Objective: Pick out each line with the word "draw" from the material that follows.

Data shown:
--- BEGIN ---

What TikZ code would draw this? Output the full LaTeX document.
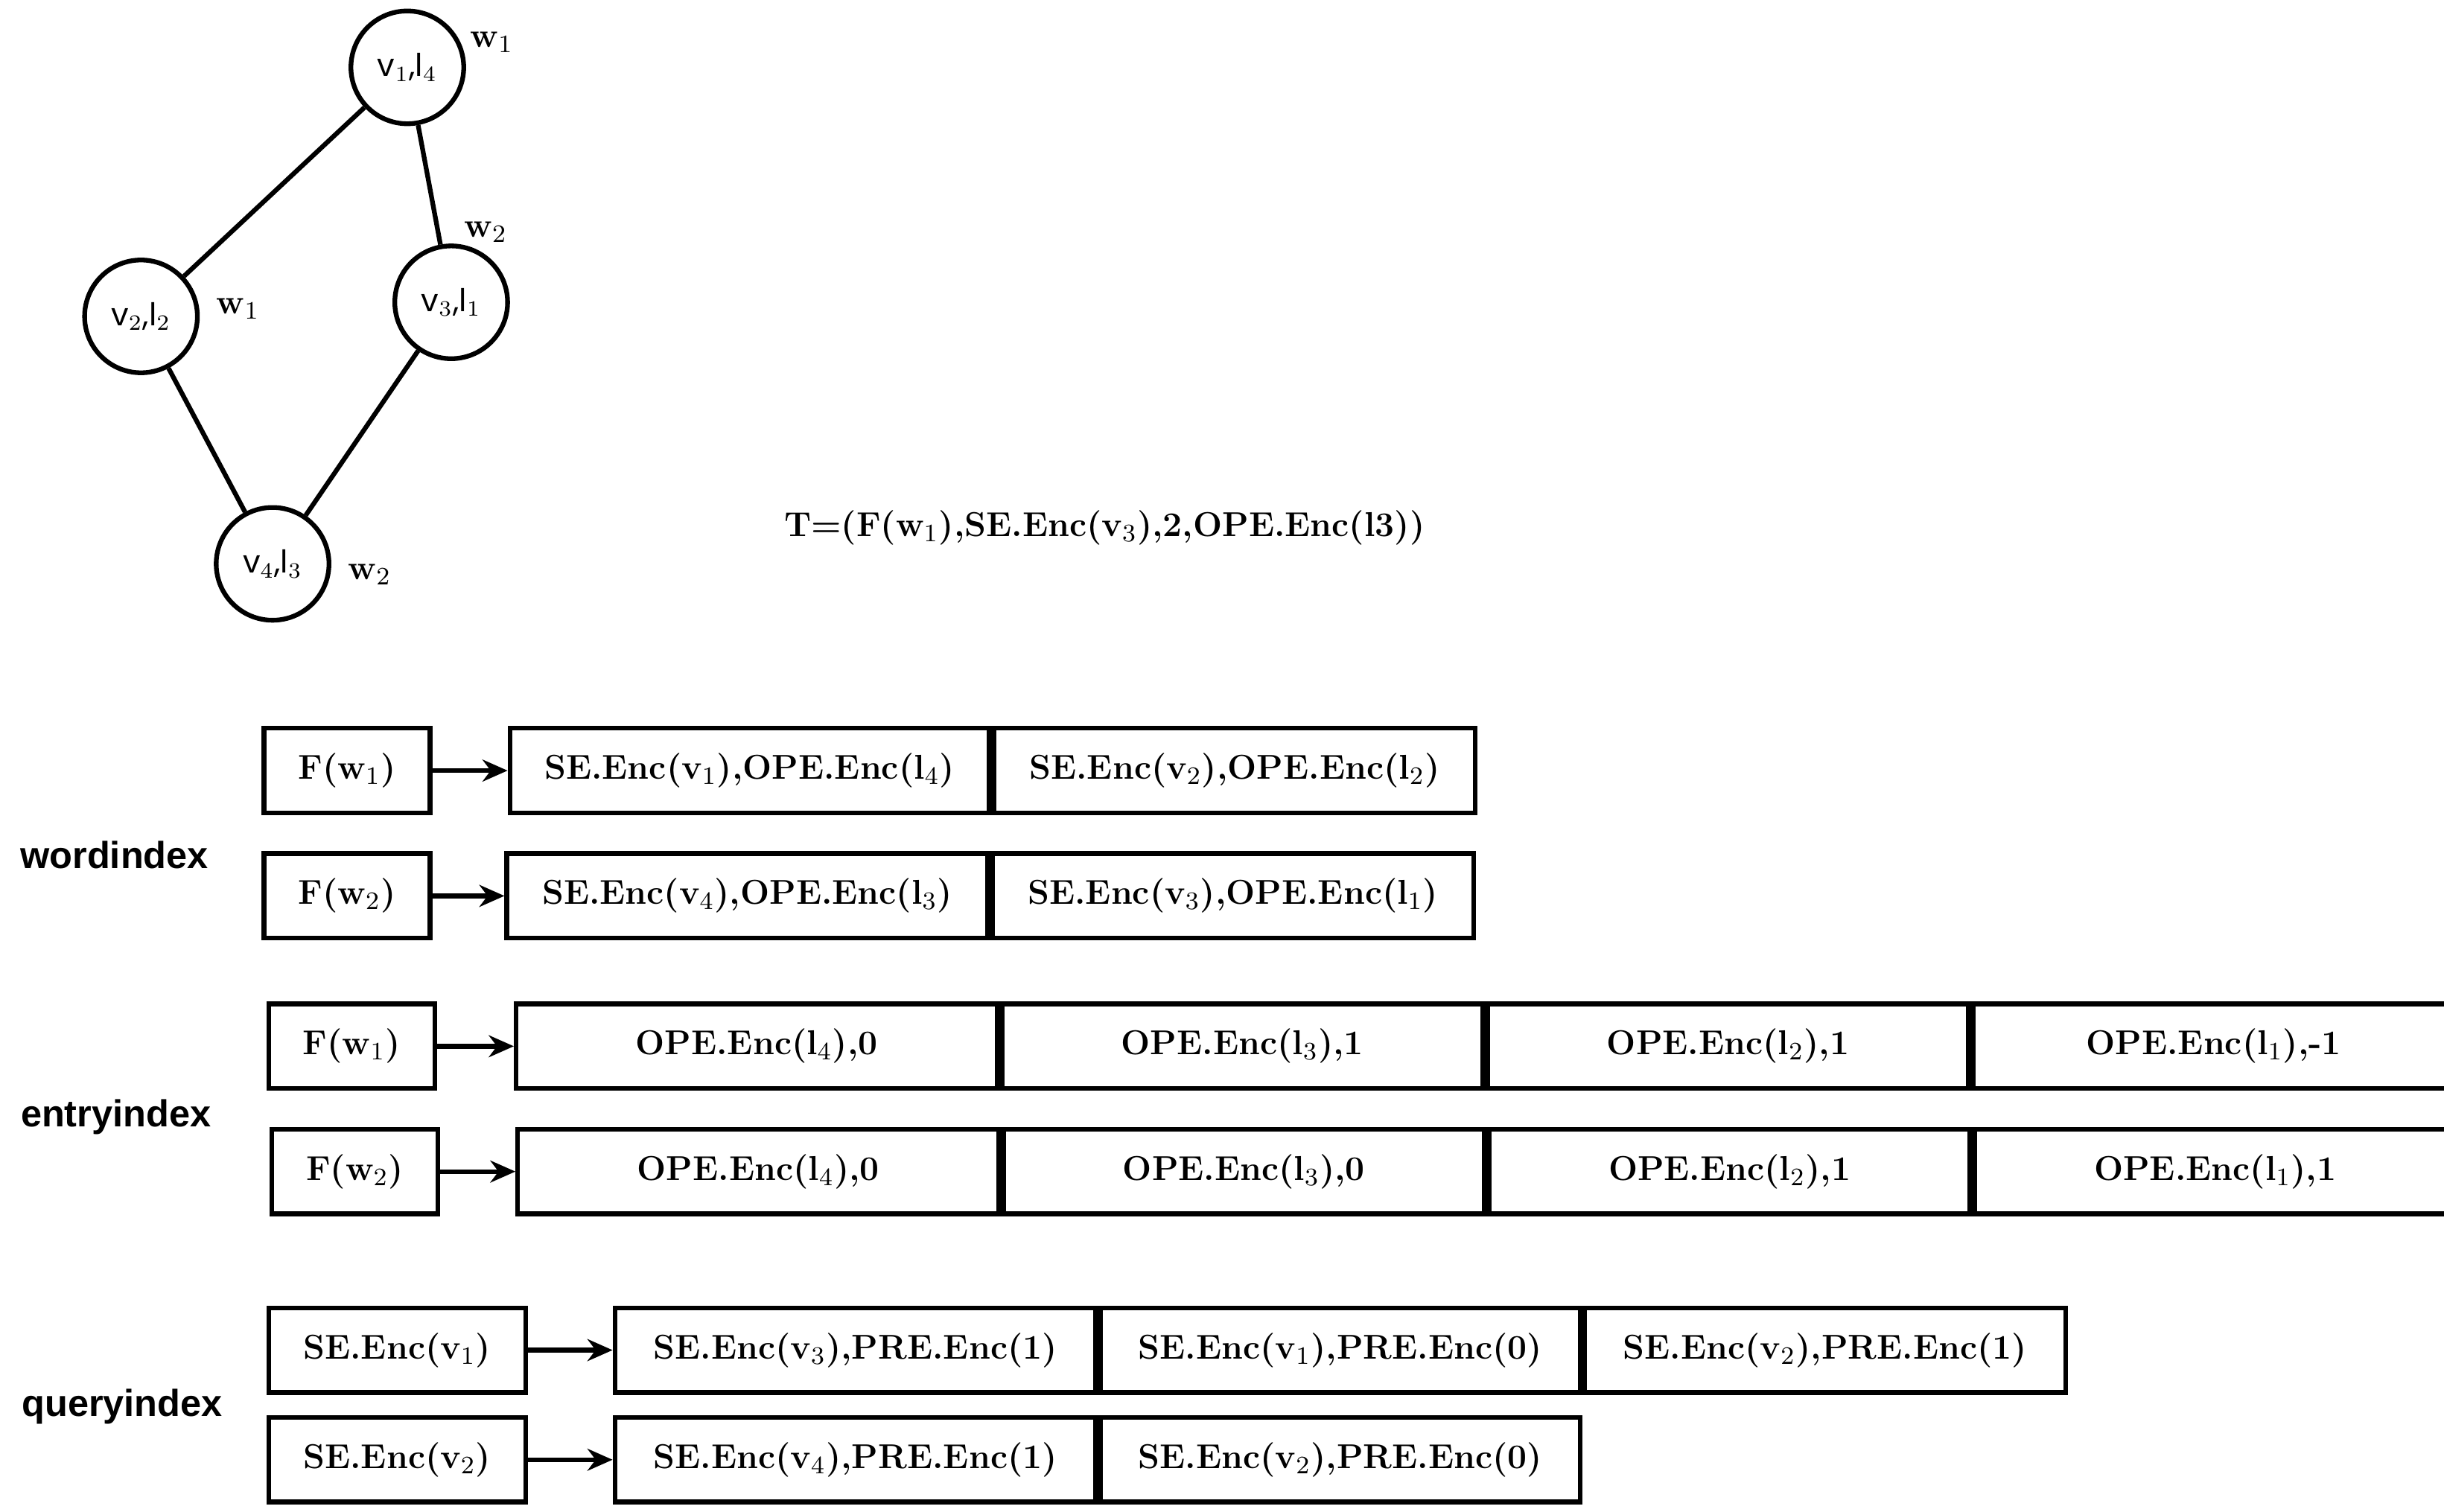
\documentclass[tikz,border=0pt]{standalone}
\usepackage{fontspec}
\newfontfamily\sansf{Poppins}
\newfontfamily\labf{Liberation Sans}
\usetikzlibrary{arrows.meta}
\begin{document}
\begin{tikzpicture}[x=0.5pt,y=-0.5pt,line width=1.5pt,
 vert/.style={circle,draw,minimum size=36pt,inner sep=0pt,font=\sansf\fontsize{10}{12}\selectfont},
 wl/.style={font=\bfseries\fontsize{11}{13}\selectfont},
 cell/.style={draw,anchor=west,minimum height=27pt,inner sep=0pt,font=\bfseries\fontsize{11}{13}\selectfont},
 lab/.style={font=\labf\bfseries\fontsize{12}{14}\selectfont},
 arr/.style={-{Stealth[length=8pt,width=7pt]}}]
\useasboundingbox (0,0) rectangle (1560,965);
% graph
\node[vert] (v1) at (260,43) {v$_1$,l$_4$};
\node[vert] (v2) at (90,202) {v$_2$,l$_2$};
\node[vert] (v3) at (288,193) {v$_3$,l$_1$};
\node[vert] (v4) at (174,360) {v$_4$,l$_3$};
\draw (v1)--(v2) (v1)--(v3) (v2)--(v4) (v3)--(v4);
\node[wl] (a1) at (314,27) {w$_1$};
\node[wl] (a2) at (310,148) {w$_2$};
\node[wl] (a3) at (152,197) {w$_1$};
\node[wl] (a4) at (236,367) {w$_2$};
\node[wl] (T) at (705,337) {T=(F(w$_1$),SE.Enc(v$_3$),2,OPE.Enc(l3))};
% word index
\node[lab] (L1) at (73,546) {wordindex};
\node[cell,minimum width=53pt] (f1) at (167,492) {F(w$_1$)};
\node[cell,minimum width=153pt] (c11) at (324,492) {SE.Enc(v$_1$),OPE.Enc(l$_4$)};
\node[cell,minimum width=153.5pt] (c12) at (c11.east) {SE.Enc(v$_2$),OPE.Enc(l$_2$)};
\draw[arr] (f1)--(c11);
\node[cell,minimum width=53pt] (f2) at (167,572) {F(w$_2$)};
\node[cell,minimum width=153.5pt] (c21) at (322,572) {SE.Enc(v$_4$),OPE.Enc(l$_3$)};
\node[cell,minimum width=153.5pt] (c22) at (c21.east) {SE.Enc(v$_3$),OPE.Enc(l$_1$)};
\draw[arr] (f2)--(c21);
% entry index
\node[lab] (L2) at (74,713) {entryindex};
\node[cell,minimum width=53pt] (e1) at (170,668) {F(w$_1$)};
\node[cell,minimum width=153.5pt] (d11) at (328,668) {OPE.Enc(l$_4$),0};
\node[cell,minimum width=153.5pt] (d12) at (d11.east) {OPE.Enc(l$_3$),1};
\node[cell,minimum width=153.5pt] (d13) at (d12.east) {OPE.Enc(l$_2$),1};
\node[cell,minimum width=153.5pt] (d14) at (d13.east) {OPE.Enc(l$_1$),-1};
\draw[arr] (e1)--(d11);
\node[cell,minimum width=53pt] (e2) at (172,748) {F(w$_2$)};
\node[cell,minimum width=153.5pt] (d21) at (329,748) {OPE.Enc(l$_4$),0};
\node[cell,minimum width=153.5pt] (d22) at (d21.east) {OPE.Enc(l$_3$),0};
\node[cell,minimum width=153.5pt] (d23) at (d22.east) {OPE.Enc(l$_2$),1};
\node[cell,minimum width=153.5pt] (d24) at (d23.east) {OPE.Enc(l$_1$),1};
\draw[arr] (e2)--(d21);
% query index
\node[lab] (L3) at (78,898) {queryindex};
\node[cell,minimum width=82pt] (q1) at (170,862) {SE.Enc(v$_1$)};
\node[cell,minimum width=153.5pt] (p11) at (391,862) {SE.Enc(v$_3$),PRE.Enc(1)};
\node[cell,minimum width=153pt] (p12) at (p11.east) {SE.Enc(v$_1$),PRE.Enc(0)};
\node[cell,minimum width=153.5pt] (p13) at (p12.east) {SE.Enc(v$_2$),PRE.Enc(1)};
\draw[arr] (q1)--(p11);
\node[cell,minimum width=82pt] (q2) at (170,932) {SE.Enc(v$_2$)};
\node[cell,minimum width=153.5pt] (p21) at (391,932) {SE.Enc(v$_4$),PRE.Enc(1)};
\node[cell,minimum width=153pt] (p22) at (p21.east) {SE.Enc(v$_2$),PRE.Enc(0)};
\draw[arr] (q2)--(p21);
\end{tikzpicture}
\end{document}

--- END ---

Written solution:
What TikZ code would draw this? Output the full LaTeX document.
 vert/.style={circle,draw,minimum size=36pt,inner sep=0pt,font=\sansf\fontsize{10}{12}\selectfont},
 cell/.style={draw,anchor=west,minimum height=27pt,inner sep=0pt,font=\bfseries\fontsize{11}{13}\selectfont},
\draw (v1)--(v2) (v1)--(v3) (v2)--(v4) (v3)--(v4);
\draw[arr] (f1)--(c11);
\draw[arr] (f2)--(c21);
\draw[arr] (e1)--(d11);
\draw[arr] (e2)--(d21);
\draw[arr] (q1)--(p11);
\draw[arr] (q2)--(p21);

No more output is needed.